NOC row:Walking on Air


NOC says it can maintain supplies for only one week


SANGAM PRASAIN
KATHMANDU, APR 18 -

Unless the government makes hard decisions regarding the supply and pricing of fuel, common Nepalis will continue to suffer crippling shortages. Such is the degree of the crisis that petroleum products have now emerged as one of the major issues in front of the government.

Amid volatile international oil prices, Nepal Oil Corporation (NOC) is struggling to maintain regular supplies in the country. The huge gap between the cost price and the selling price has required NOC to virtually beg the government for money every month to pay its import bills to Indian Oil Corporation (IOC).

With international prices spiralling, NOC has no option but to hike its selling price. But its hands are tied. NOC wants the government to allow it to revise fuel prices in line with the international market or provide additional subsidies. But the government is disinclined to raise prices. Instead, it has been providing loans to the corporation which have been subsequently converted into subsidies.

In the last four years, successive governments have always shied away from hiking the price because of a possible public backlash. Thus, increasing the price of petroleum products has now become a political decision.

On Sunday, the government okayed a loan of Rs 1 billion to NOC. The government has already lent almost Rs 4 billion to NOC in the first nine months of the current fiscal year.

The NOC management said that with this Rs 1 billion, it could maintain regular petroleum supplies for only one week. Hard up for cash to pay its import bills, NOC had slashed the import and supply of petroleum products during the last five days. “The released money will help us to normalise fuel supplies for at least one week,” said NOC general manager Digambar Jha. NOC’s monthly oil import bill comes to Rs 5 billion. NOC said that the government should be prepared to tackle shortage problems after one week if it doesn’t provide more money.

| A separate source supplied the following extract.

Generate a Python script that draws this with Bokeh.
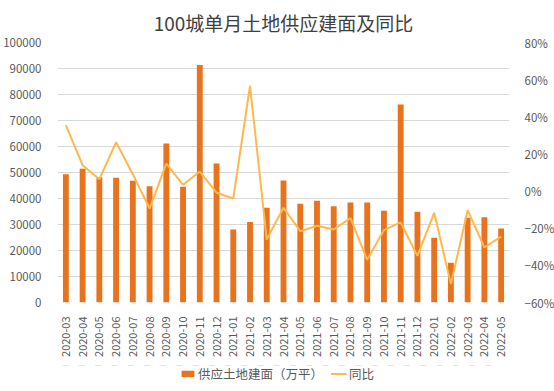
from bokeh.plotting import figure
from bokeh.models import (FactorRange, Range1d, LinearAxis, FixedTicker, NumeralTickFormatter,
                          Legend, LegendItem, ColumnDataSource)
from bokeh.layouts import column
from bokeh.embed import file_html
from bokeh.resources import INLINE
import math

months = ["2020-03", "2020-04", "2020-05", "2020-06", "2020-07", "2020-08", "2020-09",
          "2020-10", "2020-11", "2020-12", "2021-01", "2021-02", "2021-03", "2021-04",
          "2021-05", "2021-06", "2021-07", "2021-08", "2021-09", "2021-10", "2021-11",
          "2021-12", "2022-01", "2022-02", "2022-03", "2022-04", "2022-05"]
supply = [49300, 51400, 48200, 47950, 46800, 44750, 61150, 44500, 91300, 53450, 28070,
          31000, 36400, 46900, 37950, 39100, 37050, 38450, 38450, 35250, 76150, 34870,
          24870, 15250, 32560, 32820, 28460]
yoy_pct = [35.5, 13.9, 6.4, 26.3, 9.1, -9.4, 14.8, 3.4, 10.5, -0.9, -4.0, 56.7, -26.1,
           -9.0, -21.6, -18.7, -20.7, -14.6, -37.0, -21.0, -16.9, -34.9, -11.7, -50.1,
           -10.3, -30.4, -24.5]
left_ticks = [0, 10000, 20000, 30000, 40000, 50000, 60000, 70000, 80000, 90000, 100000]
right_ticks = [-60, -40, -20, 0, 20, 40, 60, 80]
right_labels = {t: ("\u2212%d%%" % -t if t < 0 else "%d%%" % t) for t in right_ticks}

title_text = "100城单月土地供应建面及同比"
bar_label = "供应土地建面（万平）"
line_label = "同比"

FONT = "Noto Sans CJK SC"
TXT = "#595959"
BAR = "#E8731C"
LINE = "#FFB84D"

src = ColumnDataSource(dict(m=months, s=supply, y=yoy_pct))

p = figure(x_range=FactorRange(*months, range_padding=0),
           y_range=Range1d(0, 100000),
           frame_width=452, frame_height=260,
           min_border_left=50, min_border_right=42, min_border_top=10, min_border_bottom=63,
           output_backend="svg", toolbar_location=None, title=title_text)
p.extra_y_ranges = {"pct": Range1d(-60, 80)}

p.title.align = "center"
p.title.text_font = FONT
p.title.text_font_size = "19px"
p.title.text_font_style = "normal"
p.title.text_color = "#404040"
p.title.standoff = 13

p.outline_line_color = None
p.background_fill_color = "white"
p.border_fill_color = "white"
p.xgrid.grid_line_color = None
p.ygrid.grid_line_color = "#D9D9D9"
p.ygrid.ticker = FixedTicker(ticks=left_ticks)

ya = p.yaxis[0]
ya.ticker = FixedTicker(ticks=left_ticks)
ya.formatter = NumeralTickFormatter(format="0")

ra = LinearAxis(y_range_name="pct", ticker=FixedTicker(ticks=right_ticks))
ra.major_label_overrides = right_labels
p.add_layout(ra, "right")

for ax in [p.xaxis[0], ya, ra]:
    ax.axis_line_color = None
    ax.major_tick_line_color = None
    ax.minor_tick_line_color = None
    ax.major_label_text_font = FONT
    ax.major_label_text_font_size = "11.5px"
    ax.major_label_text_color = TXT
ya.major_label_standoff = 10
ra.major_label_standoff = 9
p.xaxis[0].major_label_orientation = math.pi / 2
p.xaxis[0].major_label_standoff = 8
p.xaxis[0].major_label_text_font_size = "11px"

p.vbar(x="m", top="s", width=0.35, source=src, fill_color=BAR, line_color=None)
p.line(x="m", y="y", y_range_name="pct", source=src, line_color=LINE, line_width=2)

# legend strip below the chart; proxy renderers use the same data but fall outside
# this strip's visible range, so only their legend glyphs show
lf = figure(width=544, height=16, x_range=FactorRange(*months), y_range=Range1d(-2, -1),
            min_border_left=0, min_border_right=0, min_border_top=0, min_border_bottom=0,
            x_axis_type=None, y_axis_type=None, output_backend="svg", toolbar_location=None)
lf.outline_line_color = None
lf.background_fill_color = "white"
lf.border_fill_color = "white"
lf.xgrid.visible = False
lf.ygrid.visible = False
bar_proxy = lf.vbar(x="m", top="s", width=0.35, source=src, fill_color=BAR, line_color=None)
line_proxy = lf.line(x="m", y="s", source=src, line_color=LINE, line_width=2)

legend = Legend(items=[LegendItem(label=bar_label, renderers=[bar_proxy]),
                       LegendItem(label=line_label, renderers=[line_proxy])],
                orientation="horizontal", location="center",
                glyph_width=16, glyph_height=8, label_height=16,
                label_standoff=3, spacing=7, padding=0, margin=0,
                label_text_font=FONT, label_text_font_size="12.5px", label_text_color=TXT,
                border_line_color=None, background_fill_alpha=0)
lf.add_layout(legend, "center")

layout = column(p, lf, spacing=0)
open("out.html", "w").write(file_html(layout, INLINE))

Jha said that at the current selling price, the corporation would be forced to curtail imports by 40 percent after a week. Subsequently, imports will be reduced by 20 percent each month. “Less supply means less losses.” However, the Finance Ministry has said that it couldn’t finance petroleum imports anymore.

NOC managing director Jha on Sunday suggested that NOC should be allowed to hike prices and that the increased burden should be jointly shared by the government, NOC and consumers. According to Jha, NOC and consumers each should bear one-third of the import costs of petroleum products while the government should cut the import duty by one-third. As per the price list issued by NOC’s sole supplier IOC on April 16, NOC is incurring a loss of Rs 23.26 per litre of diesel, Rs 11.25 per litre of kerosene, Rs 6.30 per litre of petrol and Rs 288.86 per cylinder of LPG.

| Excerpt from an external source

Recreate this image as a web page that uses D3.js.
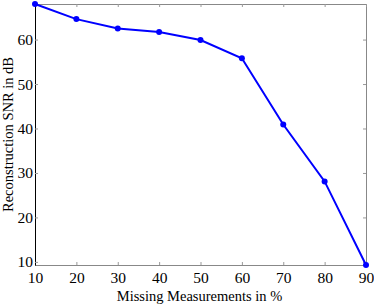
<!DOCTYPE html>
<html lang='en'>
  <head>
    <meta charset="utf-8">
    <style>
      body { margin: 0; background: #fff; }
      text { font-family: "Liberation Serif", serif; fill: #000; }
    </style>
    <script src="https://d3js.org/d3.v7.min.js"></script>
  </head>
  <body>
    <div id="chart"></div>
  <script>
    // values
    var missing = [10, 20, 30, 40, 50, 60, 70, 80, 90];
    var snr = [68, 64.6, 62.5, 61.7, 59.9, 55.8, 40.9, 28.1, 9.3];
    var xTicks = [10, 20, 30, 40, 50, 60, 70, 80, 90];
    var yTicks = [10, 20, 30, 40, 50, 60];

    var margin = {top: 4, right: 8, bottom: 42, left: 35},
        width = 374 - margin.left - margin.right,
        height = 307 - margin.top - margin.bottom;

    var svg = d3.select("#chart")
      .append("svg")
        .attr("width", 374)
        .attr("height", 307)
      .append("g")
        .attr("transform", "translate(" + margin.left + "," + margin.top + ")");

    var x = d3.scaleLinear().domain([10, 90]).range([0, width]);
    var y = d3.scaleLinear().domain([d3.min(snr), d3.max(snr)]).range([height, 0]);

    // box (top + right) in grey
    svg.append("rect")
      .attr("x", 0).attr("y", 0)
      .attr("width", width).attr("height", height)
      .attr("fill", "none").attr("stroke", "#888")
      .attr("shape-rendering", "crispEdges");

    // bottom axis, ticks pointing inside
    var xAxis = svg.append("g")
      .attr("transform", "translate(0," + height + ")")
      .call(d3.axisBottom(x).tickValues(xTicks).tickSizeInner(-3).tickSizeOuter(0).tickPadding(7));
    xAxis.select(".domain").attr("stroke", "#888");
    xAxis.selectAll(".tick line").attr("stroke", "#999");
    xAxis.selectAll("text").style("font-size", "15.5px");

    // top ticks
    svg.append("g")
      .call(d3.axisTop(x).tickValues(xTicks).tickSizeInner(-3).tickSizeOuter(0).tickFormat(""))
      .call(function(g) { g.select(".domain").remove(); g.selectAll(".tick line").attr("stroke", "#999"); });

    // left axis
    var yAxis = svg.append("g")
      .call(d3.axisLeft(y).tickValues(yTicks).tickSizeInner(-3).tickSizeOuter(0).tickPadding(2));
    yAxis.select(".domain").attr("stroke", "#000");
    yAxis.selectAll(".tick line").attr("stroke", "#999");
    yAxis.selectAll("text").style("font-size", "15.5px");

    // right ticks
    svg.append("g")
      .attr("transform", "translate(" + width + ",0)")
      .call(d3.axisRight(y).tickValues(yTicks).tickSizeInner(-3).tickSizeOuter(0).tickFormat(""))
      .call(function(g) { g.select(".domain").remove(); g.selectAll(".tick line").attr("stroke", "#999"); });

    // line
    var line = d3.line()
      .x(function(d, i) { return x(missing[i]); })
      .y(function(d) { return y(d); });
    svg.append("path")
      .datum(snr)
      .attr("d", line)
      .attr("fill", "none")
      .attr("stroke", "#0000ff")
      .attr("stroke-width", 2);

    svg.selectAll("myDots")
      .data(snr)
      .enter()
      .append("circle")
        .attr("cx", function(d, i) { return x(missing[i]); })
        .attr("cy", function(d) { return y(d); })
        .attr("r", 3)
        .attr("fill", "#0000ff");

    // axis labels
    svg.append("text")
      .attr("x", width / 2 - 1)
      .attr("y", height + 36)
      .attr("text-anchor", "middle")
      .style("font-size", "14.5px")
      .text("Missing Measurements in %");

    svg.append("text")
      .attr("transform", "translate(-22," + (height / 2) + ") rotate(-90)")
      .attr("text-anchor", "middle")
      .style("font-size", "14.5px")
      .text("Reconstruction SNR in dB");
  </script>
  </body>
</html>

With fuel consumption increasing every year and no adjustment in fuel prices in the domestic market, NOC’s loss is also surging. NOC has revised its estimated loss for April from Rs 1.77 billion to Rs 1.96 billion.

According to NOC, it will incur a loss of Rs 1.58 billion on diesel, Rs 100 million on petrol, Rs 50 million on kerosene and Rs 317 million

on LPG.

With uncertainty over the supply, hoarding of fuel has increased in recent times. NOC said the fuel shortage seen in the market was artificial as it had been supplying more fuel than the average requirement. The Kathmandu Valley consumes 240 KL of petrol and 600 KL of diesel daily. The supply statistics of NOC show that on April 11, 13 and 14, it had supplied 436 KL, 345 KL and 337 KL of petrol respectively and 608 KL, 516 KL and 500 KL of diesel respectively.